_WORK INSTRUCTIONS_. Return each line of the data below exactly, omitting any pictures.

_MATERIAL_.

+ + +

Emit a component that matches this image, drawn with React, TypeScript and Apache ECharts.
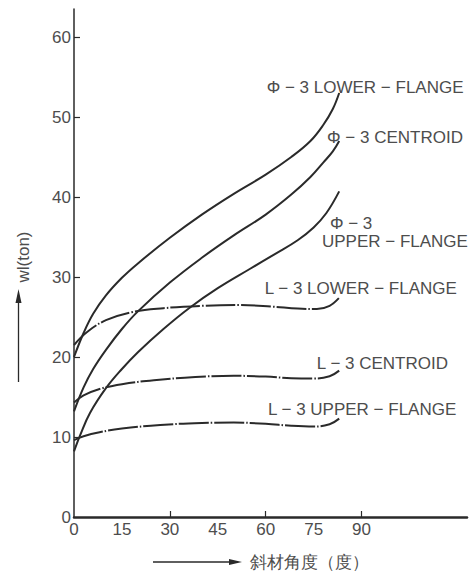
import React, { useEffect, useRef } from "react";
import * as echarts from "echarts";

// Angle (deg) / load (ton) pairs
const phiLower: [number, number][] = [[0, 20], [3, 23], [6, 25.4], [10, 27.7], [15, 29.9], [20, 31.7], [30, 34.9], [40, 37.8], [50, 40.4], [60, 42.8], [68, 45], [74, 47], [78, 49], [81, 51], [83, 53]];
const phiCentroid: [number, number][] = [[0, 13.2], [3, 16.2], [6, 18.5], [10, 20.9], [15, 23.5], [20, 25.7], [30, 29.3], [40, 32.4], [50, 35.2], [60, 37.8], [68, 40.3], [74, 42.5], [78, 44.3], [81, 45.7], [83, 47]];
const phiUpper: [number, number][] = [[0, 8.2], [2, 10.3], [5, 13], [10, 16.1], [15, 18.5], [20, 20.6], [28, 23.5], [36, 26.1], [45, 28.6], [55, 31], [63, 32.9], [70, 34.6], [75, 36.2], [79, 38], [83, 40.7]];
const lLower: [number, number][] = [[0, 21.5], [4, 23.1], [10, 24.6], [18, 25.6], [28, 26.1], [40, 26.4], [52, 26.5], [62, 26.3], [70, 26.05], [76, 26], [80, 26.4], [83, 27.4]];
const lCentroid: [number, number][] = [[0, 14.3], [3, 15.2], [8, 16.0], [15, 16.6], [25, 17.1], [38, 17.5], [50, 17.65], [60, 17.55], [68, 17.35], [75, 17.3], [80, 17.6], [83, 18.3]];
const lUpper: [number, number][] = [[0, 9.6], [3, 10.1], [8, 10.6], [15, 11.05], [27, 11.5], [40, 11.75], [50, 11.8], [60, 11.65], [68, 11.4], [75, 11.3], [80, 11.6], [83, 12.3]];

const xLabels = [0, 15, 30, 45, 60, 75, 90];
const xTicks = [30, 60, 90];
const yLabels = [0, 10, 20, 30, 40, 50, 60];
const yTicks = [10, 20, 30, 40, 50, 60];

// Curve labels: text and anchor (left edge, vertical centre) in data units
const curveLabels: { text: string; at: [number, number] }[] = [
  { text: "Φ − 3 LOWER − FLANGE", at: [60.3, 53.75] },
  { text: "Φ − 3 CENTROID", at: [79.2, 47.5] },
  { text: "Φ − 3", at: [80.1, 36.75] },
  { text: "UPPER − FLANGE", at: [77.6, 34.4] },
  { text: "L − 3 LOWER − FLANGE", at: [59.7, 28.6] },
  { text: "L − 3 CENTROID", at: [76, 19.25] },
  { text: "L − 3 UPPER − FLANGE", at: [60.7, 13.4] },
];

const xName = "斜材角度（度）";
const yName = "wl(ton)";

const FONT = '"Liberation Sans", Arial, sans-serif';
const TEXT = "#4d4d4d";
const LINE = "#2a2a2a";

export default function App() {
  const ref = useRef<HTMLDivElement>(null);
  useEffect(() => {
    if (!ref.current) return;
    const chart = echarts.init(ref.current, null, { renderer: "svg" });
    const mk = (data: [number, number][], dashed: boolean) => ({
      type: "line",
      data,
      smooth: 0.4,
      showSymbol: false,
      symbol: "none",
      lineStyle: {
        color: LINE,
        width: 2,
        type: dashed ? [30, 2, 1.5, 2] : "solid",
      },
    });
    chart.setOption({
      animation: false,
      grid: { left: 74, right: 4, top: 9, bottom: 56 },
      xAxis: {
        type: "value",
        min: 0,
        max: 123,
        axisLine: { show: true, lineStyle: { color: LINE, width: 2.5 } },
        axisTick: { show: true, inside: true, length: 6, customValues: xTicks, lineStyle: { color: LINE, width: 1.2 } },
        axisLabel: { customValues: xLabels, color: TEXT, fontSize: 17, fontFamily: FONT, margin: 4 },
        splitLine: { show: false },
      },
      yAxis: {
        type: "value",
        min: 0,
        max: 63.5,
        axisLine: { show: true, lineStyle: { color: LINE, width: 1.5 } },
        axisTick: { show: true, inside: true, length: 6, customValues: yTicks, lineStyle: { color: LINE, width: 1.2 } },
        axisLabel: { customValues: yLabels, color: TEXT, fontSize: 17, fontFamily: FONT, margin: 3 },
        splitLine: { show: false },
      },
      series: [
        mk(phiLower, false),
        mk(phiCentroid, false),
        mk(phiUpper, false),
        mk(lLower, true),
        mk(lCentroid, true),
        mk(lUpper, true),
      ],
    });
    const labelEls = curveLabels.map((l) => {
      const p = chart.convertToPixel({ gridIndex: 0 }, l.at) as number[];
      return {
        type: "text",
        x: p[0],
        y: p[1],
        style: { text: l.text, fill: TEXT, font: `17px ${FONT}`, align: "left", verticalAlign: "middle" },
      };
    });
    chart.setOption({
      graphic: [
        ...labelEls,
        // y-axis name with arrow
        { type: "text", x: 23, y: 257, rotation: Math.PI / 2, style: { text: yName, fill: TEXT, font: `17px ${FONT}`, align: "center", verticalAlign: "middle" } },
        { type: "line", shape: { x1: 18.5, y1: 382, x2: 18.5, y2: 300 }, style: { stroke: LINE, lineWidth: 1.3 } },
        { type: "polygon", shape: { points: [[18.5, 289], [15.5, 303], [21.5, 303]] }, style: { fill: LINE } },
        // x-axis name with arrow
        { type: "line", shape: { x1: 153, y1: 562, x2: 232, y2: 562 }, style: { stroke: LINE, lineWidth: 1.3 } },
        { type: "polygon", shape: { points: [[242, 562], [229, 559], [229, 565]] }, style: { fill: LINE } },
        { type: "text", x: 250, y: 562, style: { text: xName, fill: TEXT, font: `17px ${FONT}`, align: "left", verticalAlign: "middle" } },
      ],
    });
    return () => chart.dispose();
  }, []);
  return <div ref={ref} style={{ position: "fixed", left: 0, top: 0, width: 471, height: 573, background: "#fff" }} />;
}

+ + +

_RESPONSE_.
Emit a component that matches this image, drawn with React, TypeScript and Apache ECharts.
import React, { useEffect, useRef } from "react";
import * as echarts from "echarts";

// Angle (deg) / load (ton) pairs
const phiLower: [number, number][] = [[0, 20], [3, 23], [6, 25.4], [10, 27.7], [15, 29.9], [20, 31.7], [30, 34.9], [40, 37.8], [50, 40.4], [60, 42.8], [68, 45], [74, 47], [78, 49], [81, 51], [83, 53]];
const phiCentroid: [number, number][] = [[0, 13.2], [3, 16.2], [6, 18.5], [10, 20.9], [15, 23.5], [20, 25.7], [30, 29.3], [40, 32.4], [50, 35.2], [60, 37.8], [68, 40.3], [74, 42.5], [78, 44.3], [81, 45.7], [83, 47]];
const phiUpper: [number, number][] = [[0, 8.2], [2, 10.3], [5, 13], [10, 16.1], [15, 18.5], [20, 20.6], [28, 23.5], [36, 26.1], [45, 28.6], [55, 31], [63, 32.9], [70, 34.6], [75, 36.2], [79, 38], [83, 40.7]];
const lLower: [number, number][] = [[0, 21.5], [4, 23.1], [10, 24.6], [18, 25.6], [28, 26.1], [40, 26.4], [52, 26.5], [62, 26.3], [70, 26.05], [76, 26], [80, 26.4], [83, 27.4]];
const lCentroid: [number, number][] = [[0, 14.3], [3, 15.2], [8, 16.0], [15, 16.6], [25, 17.1], [38, 17.5], [50, 17.65], [60, 17.55], [68, 17.35], [75, 17.3], [80, 17.6], [83, 18.3]];
const lUpper: [number, number][] = [[0, 9.6], [3, 10.1], [8, 10.6], [15, 11.05], [27, 11.5], [40, 11.75], [50, 11.8], [60, 11.65], [68, 11.4], [75, 11.3], [80, 11.6], [83, 12.3]];

const xLabels = [0, 15, 30, 45, 60, 75, 90];
const xTicks = [30, 60, 90];
const yLabels = [0, 10, 20, 30, 40, 50, 60];
const yTicks = [10, 20, 30, 40, 50, 60];

// Curve labels: text and anchor (left edge, vertical centre) in data units
const curveLabels: { text: string; at: [number, number] }[] = [
  { text: "Φ − 3 LOWER − FLANGE", at: [60.3, 53.75] },
  { text: "Φ − 3 CENTROID", at: [79.2, 47.5] },
  { text: "Φ − 3", at: [80.1, 36.75] },
  { text: "UPPER − FLANGE", at: [77.6, 34.4] },
  { text: "L − 3 LOWER − FLANGE", at: [59.7, 28.6] },
  { text: "L − 3 CENTROID", at: [76, 19.25] },
  { text: "L − 3 UPPER − FLANGE", at: [60.7, 13.4] },
];

const xName = "斜材角度（度）";
const yName = "wl(ton)";

const FONT = '"Liberation Sans", Arial, sans-serif';
const TEXT = "#4d4d4d";
const LINE = "#2a2a2a";

export default function App() {
  const ref = useRef<HTMLDivElement>(null);
  useEffect(() => {
    if (!ref.current) return;
    const chart = echarts.init(ref.current, null, { renderer: "svg" });
    const mk = (data: [number, number][], dashed: boolean) => ({
      type: "line",
      data,
      smooth: 0.4,
      showSymbol: false,
      symbol: "none",
      lineStyle: {
        color: LINE,
        width: 2,
        type: dashed ? [30, 2, 1.5, 2] : "solid",
      },
    });
    chart.setOption({
      animation: false,
      grid: { left: 74, right: 4, top: 9, bottom: 56 },
      xAxis: {
        type: "value",
        min: 0,
        max: 123,
        axisLine: { show: true, lineStyle: { color: LINE, width: 2.5 } },
        axisTick: { show: true, inside: true, length: 6, customValues: xTicks, lineStyle: { color: LINE, width: 1.2 } },
        axisLabel: { customValues: xLabels, color: TEXT, fontSize: 17, fontFamily: FONT, margin: 4 },
        splitLine: { show: false },
      },
      yAxis: {
        type: "value",
        min: 0,
        max: 63.5,
        axisLine: { show: true, lineStyle: { color: LINE, width: 1.5 } },
        axisTick: { show: true, inside: true, length: 6, customValues: yTicks, lineStyle: { color: LINE, width: 1.2 } },
        axisLabel: { customValues: yLabels, color: TEXT, fontSize: 17, fontFamily: FONT, margin: 3 },
        splitLine: { show: false },
      },
      series: [
        mk(phiLower, false),
        mk(phiCentroid, false),
        mk(phiUpper, false),
        mk(lLower, true),
        mk(lCentroid, true),
        mk(lUpper, true),
      ],
    });
    const labelEls = curveLabels.map((l) => {
      const p = chart.convertToPixel({ gridIndex: 0 }, l.at) as number[];
      return {
        type: "text",
        x: p[0],
        y: p[1],
        style: { text: l.text, fill: TEXT, font: `17px ${FONT}`, align: "left", verticalAlign: "middle" },
      };
    });
    chart.setOption({
      graphic: [
        ...labelEls,
        // y-axis name with arrow
        { type: "text", x: 23, y: 257, rotation: Math.PI / 2, style: { text: yName, fill: TEXT, font: `17px ${FONT}`, align: "center", verticalAlign: "middle" } },
        { type: "line", shape: { x1: 18.5, y1: 382, x2: 18.5, y2: 300 }, style: { stroke: LINE, lineWidth: 1.3 } },
        { type: "polygon", shape: { points: [[18.5, 289], [15.5, 303], [21.5, 303]] }, style: { fill: LINE } },
        // x-axis name with arrow
        { type: "line", shape: { x1: 153, y1: 562, x2: 232, y2: 562 }, style: { stroke: LINE, lineWidth: 1.3 } },
        { type: "polygon", shape: { points: [[242, 562], [229, 559], [229, 565]] }, style: { fill: LINE } },
        { type: "text", x: 250, y: 562, style: { text: xName, fill: TEXT, font: `17px ${FONT}`, align: "left", verticalAlign: "middle" } },
      ],
    });
    return () => chart.dispose();
  }, []);
  return <div ref={ref} style={{ position: "fixed", left: 0, top: 0, width: 471, height: 573, background: "#fff" }} />;
}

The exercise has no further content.